1.1.1. Approche psychométrique du vieillissement

L’approche psychométrique est née avec Binet, qui est le premier à proposer que les aptitudes intellectuelles peuvent être mesurées indépendamment les unes des autres et qui considère l’intelligence comme une constellation de facultés mentales. A la même époque, Spearman commence l’investigation des aptitudes mentales sur un vaste échantillon de la population anglaise. Il est le premier à présenter le modèle bifactoriel de l’intelligence et avance que les facultés intellectuelles sont régies par un facteur général qui contribue à chaque tâche et un facteur spécifique propre à chaque tâche. Cette approche est abandonnée par la suite au profit de celle de Thurstone, qui pense que la performance à des tâches intellectuelles est gouvernée par un petit nombre de facteurs et non pas par des facteurs spécifiques . Cependant, le modèle bifactoriel réapparait avec les études de Cattell et Horn dans les années 50. Ces deux psychologues ont en effet développé un modèle hiérarchique et distingué deux types d’intelligence : l’intelligence fluide et l’intelligence cristallisée .

L'intelligence fluide représente la forme d'intelligence capable de résoudre les problèmes nouveaux. Elle se révèle à travers des activités de compréhension des relations entre des données nouvelles de nature spatiale ou verbale et des activités de construction d’inférences et d’implications. Les aptitudes qui y sont rattachées sont le raisonnement inductif, la flexibilité figurale, l’intégration, le raisonnement logique et le raisonnement général. Elle est sensible aux caractéristiques individuelles du sujet ainsi qu’aux effets de l’âge. Ces capacités diminuent dans le vieillissement normal. Elle dépend en effet de la capacité à s'adapter rapidement et efficacement aux situations nouvelles, elle mobilise de fortes ressources attentionnelles, elle est liée au déclin des capacités perceptives et à la baisse de la vitesse de traitement . L'intelligence cristallisée est quant à elle liée à l’accumulation d’expériences, à la profondeur du savoir et de l’expérience, au jugement, à la compréhension des relations sociales et des conventions, au savoir-faire. Elle se rattache étroitement non seulement au temps vécu, mais aussi aux expériences dont on a pu bénéficier et pour cette raison, à l’inverse de l’intelligence fluide, elle a tendance à augmenter avec l’âge et l’accumulation d’expériences .

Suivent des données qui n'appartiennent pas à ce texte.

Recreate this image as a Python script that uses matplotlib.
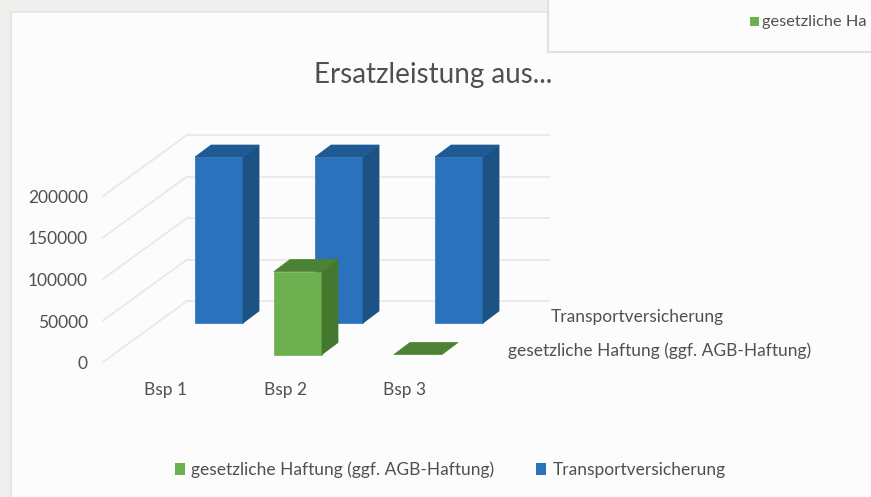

En résumé, l’approche psychométrique distingue donc deux courants principaux, d’une part les modèles qui postulent l’existence d’un facteur général d’intelligence (Spearman) et d’autre part ceux qui ne l’admettent pas (Cattell et Horn). Des conceptions plus actuelles intègrent à la fois les modèles à un facteur général et les modèles en aptitudes primaires. C’est le cas du modèle de Carroll . Il est constitué de trois strates hiérarchiques et intègre le découpage en intelligence fluide et intelligence cristallisée de Cattell et Horn. Selon Carroll, il existerait, à un niveau supérieur, un facteur général d’intelligence puis, à une strate inférieure, l’intelligence fluide et l’intelligence cristallisée ainsi que six autres aptitudes primaires, telles que la mémoire, la vitesse de traitement ou encore la rapidité cognitive et enfin, au troisième niveau se situent des facteurs simples correspondant à des aptitudes mesurées par des tests. Cependant, l’approche psychométrique de l’intelligence a rapidement montré des limites théoriques importantes et il semblerait qu’il existe un plus grand nombre de facteurs permettant d’expliquer les capacités intellectuelles. De plus, Fontaine (1999) explique que plusieurs tests fortement saturés à l’intelligence cristallisée, comme le test des codes, sont sensibles aux effets du vieillissement.

L’approche psychométrique est en résumé une approche très globale du fonctionnement cognitif qui est largement répandue dans les études sur le fonctionnement cognitif normal, comme sur le vieillissement, mais qui possède certaines limites. En effet, en scindant les capacités cognitives en seulement quelques facteurs généraux, elle ne permet pas facilement de rendre compte de toutes les différences liées à l’âge et néglige des aspects des comportements cognitifs qui peuvent être sensibles aux évolutions de l’âge.